The false-positive emergency calling problem isn't just one affecting iPhones, as it seems that the same thing is happening on Android, delayed by the fragmented nature of Android update rollouts.
Apple devices like the iPhone and the Apple Watch have features built in to automatically call for help if the user is involved in a car accident, a fall, or a number of other situations when they may not be able to place the call themselves. However, while useful, there have been instances where the iPhone believes something has happened, with the false positive resulting in a phone call to emergency services that's not actually needed.
It turns out that Android has the same issue.
The UK's National Police Chiefs Council said on Friday an update to Android "added a new SOS emergency function for devices to call 999 through the power button being pressed five times or more," reports the BBC. As the UK endures record-high 999 call volumes, the NPCC believes the Android feature is making a "significant impact" on the total.
Devon and Cornwall Police received 169 silent 999 calls between midnight and 7p.m. BST on Sunday alone. With each silent call needing 20 minutes to be dealt with, the amount of wasted time can add up quickly.
It's also not a problem limited to the UK, as the European Emergency Number Association offered a similar warning of a "surge in automatic false calls originating from Android devices" at the start of June.
However, while the NPCC mentions it is a "new" feature, it's actually one that has been around for quite some time. It was included in Android 12, introduced in 2021.
While it has been usable within Android for practically two years, it's only become a problem now because of the highly fragmented way that device producers roll out updates of Android to devices. Google's own Pixel like uses standard Android, but third-party device makers usually introduce interface and feature changes to Android before distributing it to in-use products, a process that can take a long time to complete.

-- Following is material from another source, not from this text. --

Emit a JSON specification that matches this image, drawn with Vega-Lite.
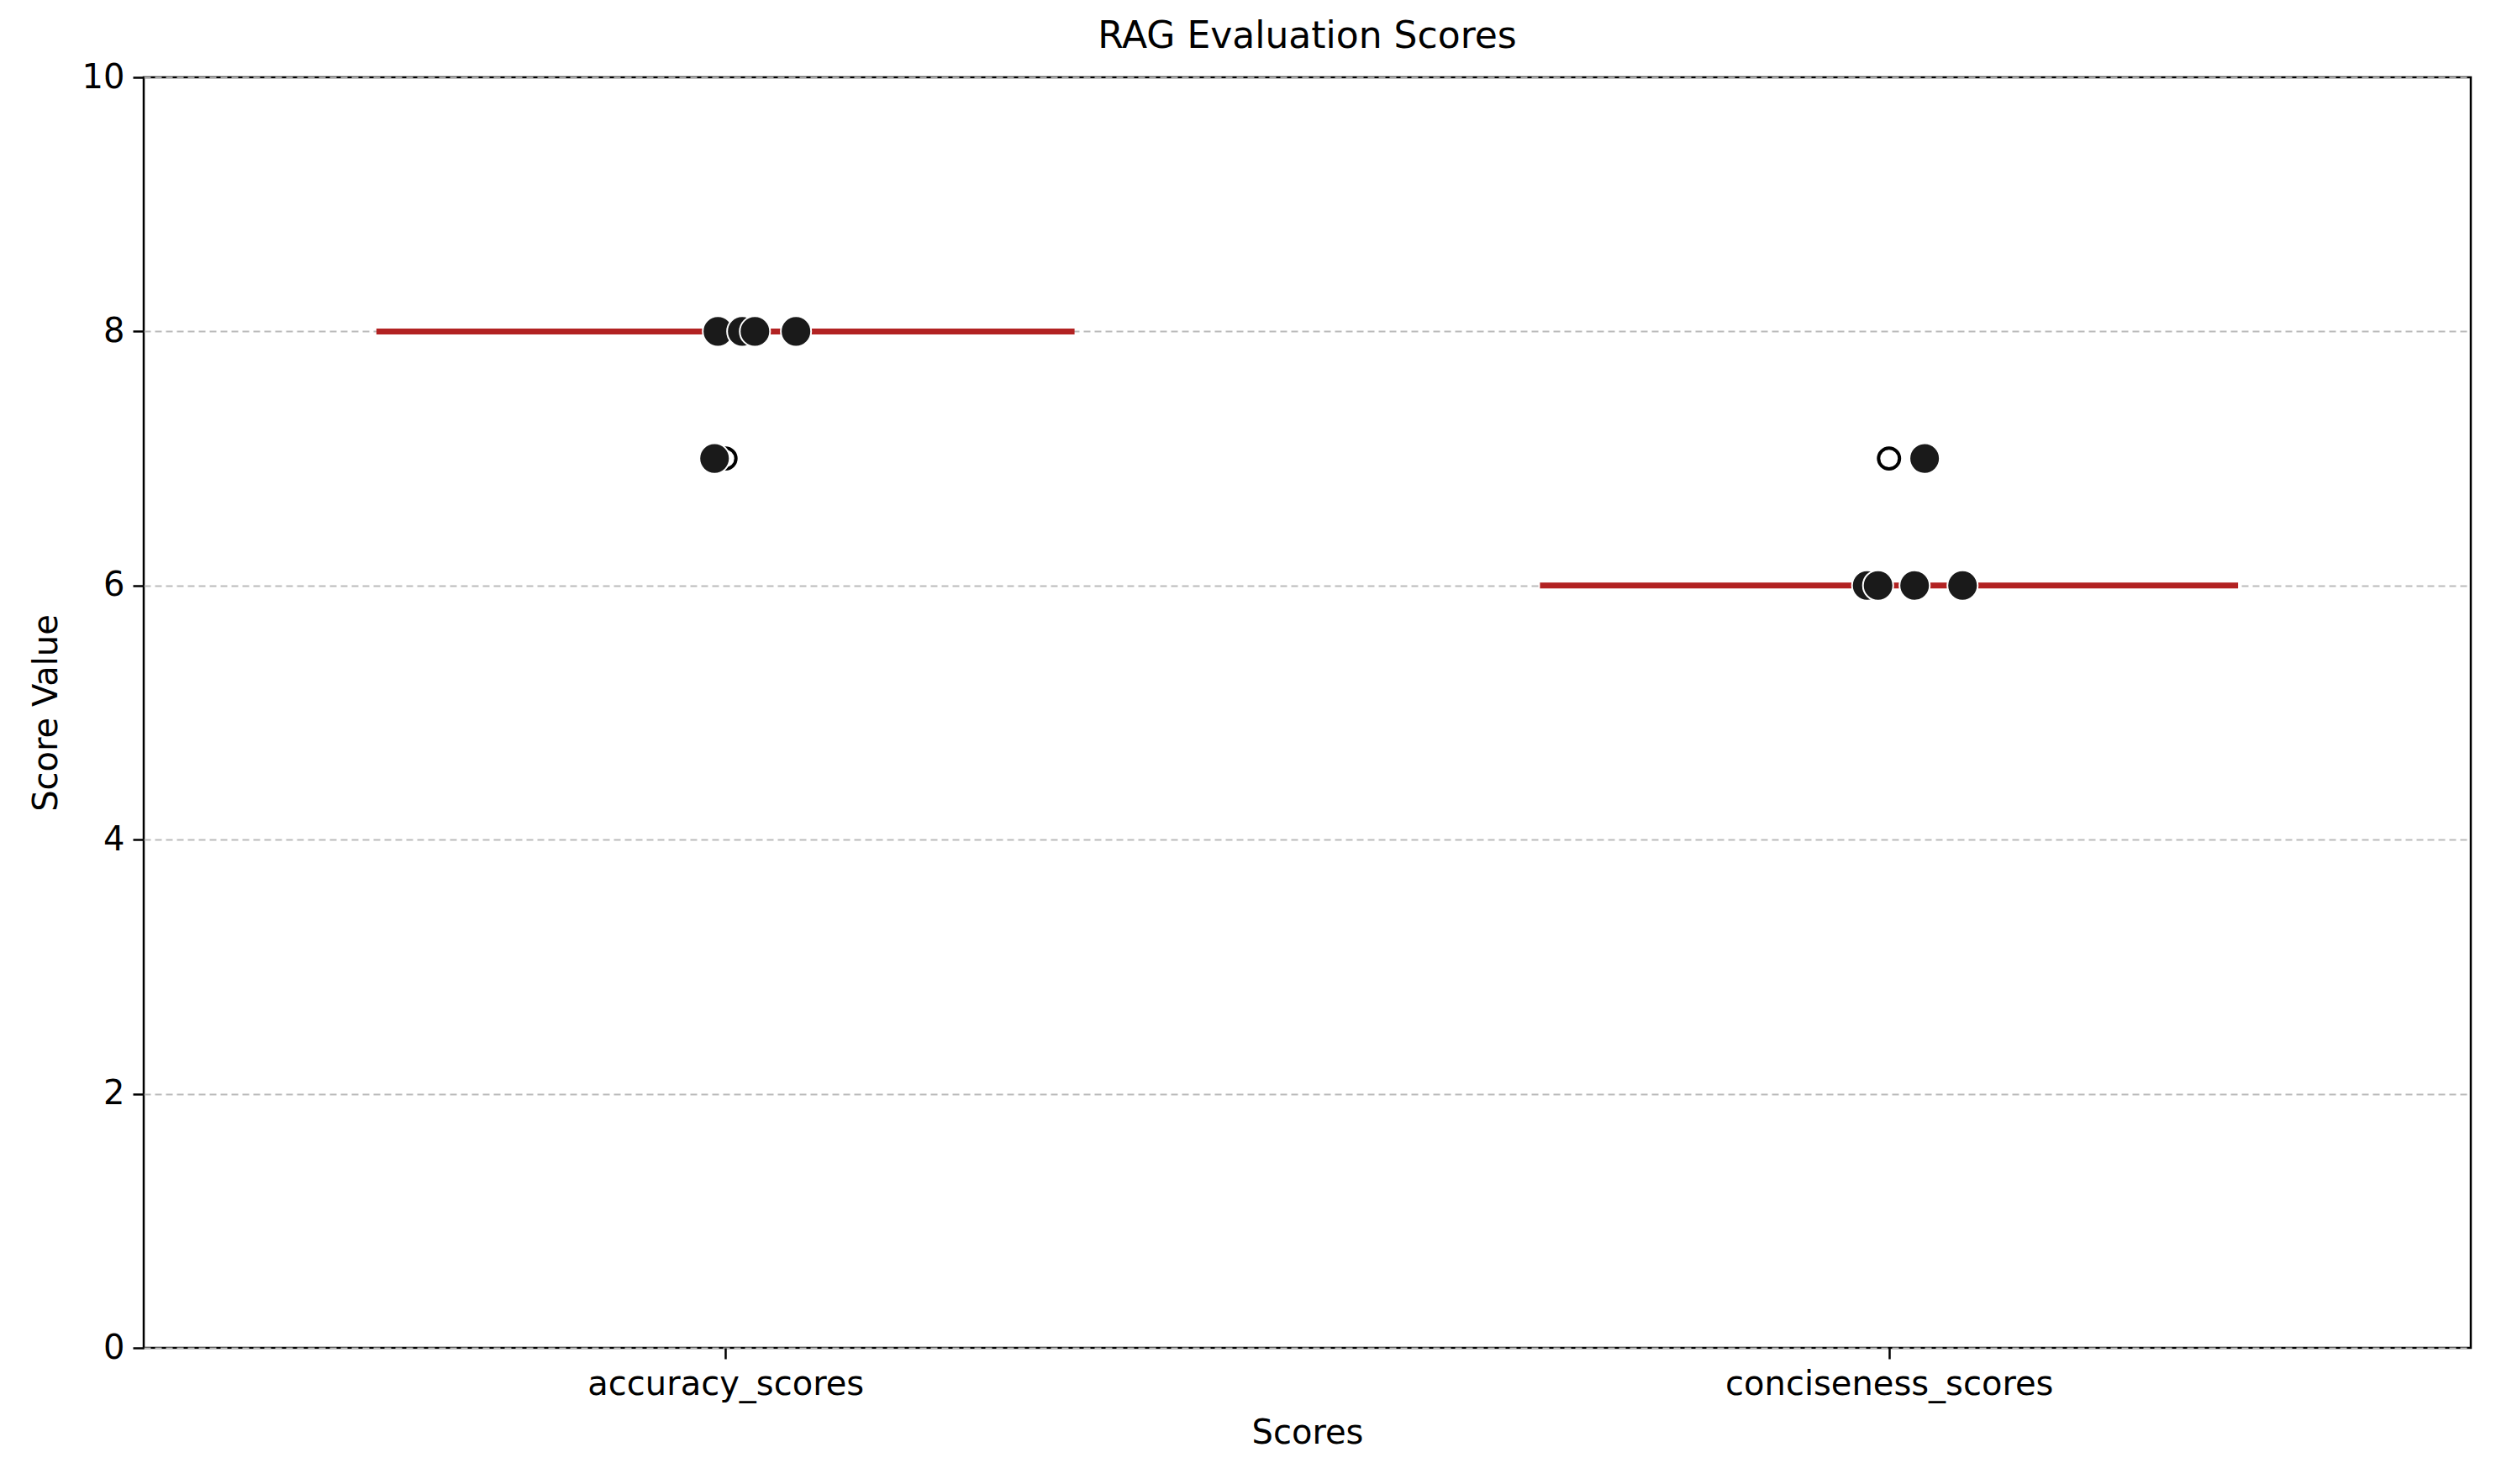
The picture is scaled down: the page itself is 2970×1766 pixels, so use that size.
{
  "$schema": "https://vega.github.io/schema/vega-lite/v6.json",
  "width": 2769,
  "height": 1512,
  "autosize": {"type": "none"},
  "padding": {"left": 171, "top": 92, "right": 30, "bottom": 162},
  "background": "white",
  "config": {
    "font": "DejaVu Sans",
    "view": {"stroke": "black", "strokeWidth": 2.5},
    "axis": {"labelFont": "DejaVu Sans", "titleFont": "DejaVu Sans", "labelFontSize": 40, "titleFontSize": 40, "titleFontWeight": "normal", "labelColor": "black", "titleColor": "black", "domain": false, "tickColor": "black", "tickWidth": 2.5, "tickSize": 13, "labelPadding": 10, "labelLimit": 0}
  },
  "title": {"text": "RAG Evaluation Scores", "fontSize": 44, "fontWeight": "normal", "font": "DejaVu Sans", "offset": 6, "color": "black"},
  "datasets": {
    "points": [
      {"score": "accuracy_scores", "pos": 0.4935, "value": 8},
      {"score": "accuracy_scores", "pos": 0.5144, "value": 8},
      {"score": "accuracy_scores", "pos": 0.5253, "value": 8},
      {"score": "accuracy_scores", "pos": 0.5606, "value": 8},
      {"score": "accuracy_scores", "pos": 0.4906, "value": 7},
      {"score": "conciseness_scores", "pos": 1.5306, "value": 7},
      {"score": "conciseness_scores", "pos": 1.4812, "value": 6},
      {"score": "conciseness_scores", "pos": 1.4906, "value": 6},
      {"score": "conciseness_scores", "pos": 1.5220, "value": 6},
      {"score": "conciseness_scores", "pos": 1.5632, "value": 6}
    ],
    "boxes": [
      {"score": "accuracy_scores", "x1": 0.2, "x2": 0.8, "median": 8, "center": 0.5, "outlier": 7},
      {"score": "conciseness_scores", "x1": 1.2, "x2": 1.8, "median": 6, "center": 1.5, "outlier": 7}
    ]
  },
  "layer": [
    {
      "data": {"name": "boxes"},
      "mark": {"type": "rule", "color": "#b22222", "strokeWidth": 7},
      "encoding": {
        "x": {"field": "x1", "type": "quantitative", "scale": {"domain": [0, 2], "nice": false, "zero": false},
          "title": "Scores",
          "axis": {"values": [0.5, 1.5], "grid": false, "labelExpr": "datum.value < 1 ? 'accuracy_scores' : 'conciseness_scores'", "titlePadding": 18}},
        "x2": {"field": "x2"},
        "y": {"field": "median", "type": "quantitative", "scale": {"domain": [0, 10], "nice": false},
          "title": "Score Value",
          "axis": {"values": [0, 2, 4, 6, 8, 10], "format": "d", "grid": true, "gridDash": [8, 5], "gridColor": "#bbbbbb", "gridWidth": 2, "titlePadding": 22}}
      }
    },
    {
      "data": {"name": "boxes"},
      "mark": {"type": "point", "shape": "circle", "filled": false, "stroke": "black", "strokeWidth": 4, "size": 620, "opacity": 1},
      "encoding": {
        "x": {"field": "center", "type": "quantitative"},
        "y": {"field": "outlier", "type": "quantitative"}
      }
    },
    {
      "data": {"name": "points"},
      "mark": {"type": "point", "shape": "circle", "filled": true, "fill": "#1a1a1a", "stroke": "white", "strokeWidth": 2, "opacity": 1, "size": 1300},
      "encoding": {
        "x": {"field": "pos", "type": "quantitative"},
        "y": {"field": "value", "type": "quantitative"}
      }
    }
  ]
}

It is probable that the lag between the feature's introduction and actually being usable on Android smartphones can account for the "new" yet old feature only becoming a problem now.
Google said it was up to device producers to decide whether to offer Emergency SOS, and to fine tune how it works on their products.
"To help these manufacturers prevent unintentional emergency calls on their devices, Android is providing them with additional guidance and resources," Google said. "We anticipate device manufacturers will roll out updates to their users that address this issue shortly. Users that continue to experience this issue should switch Emergency SOS off for the next couple of days."
If an Android smartphone or an iPhone makes a call to emergency services on its own, it's recommended to stay on the line until the responder answers, then to explain that it was a mistake and no assistance is required.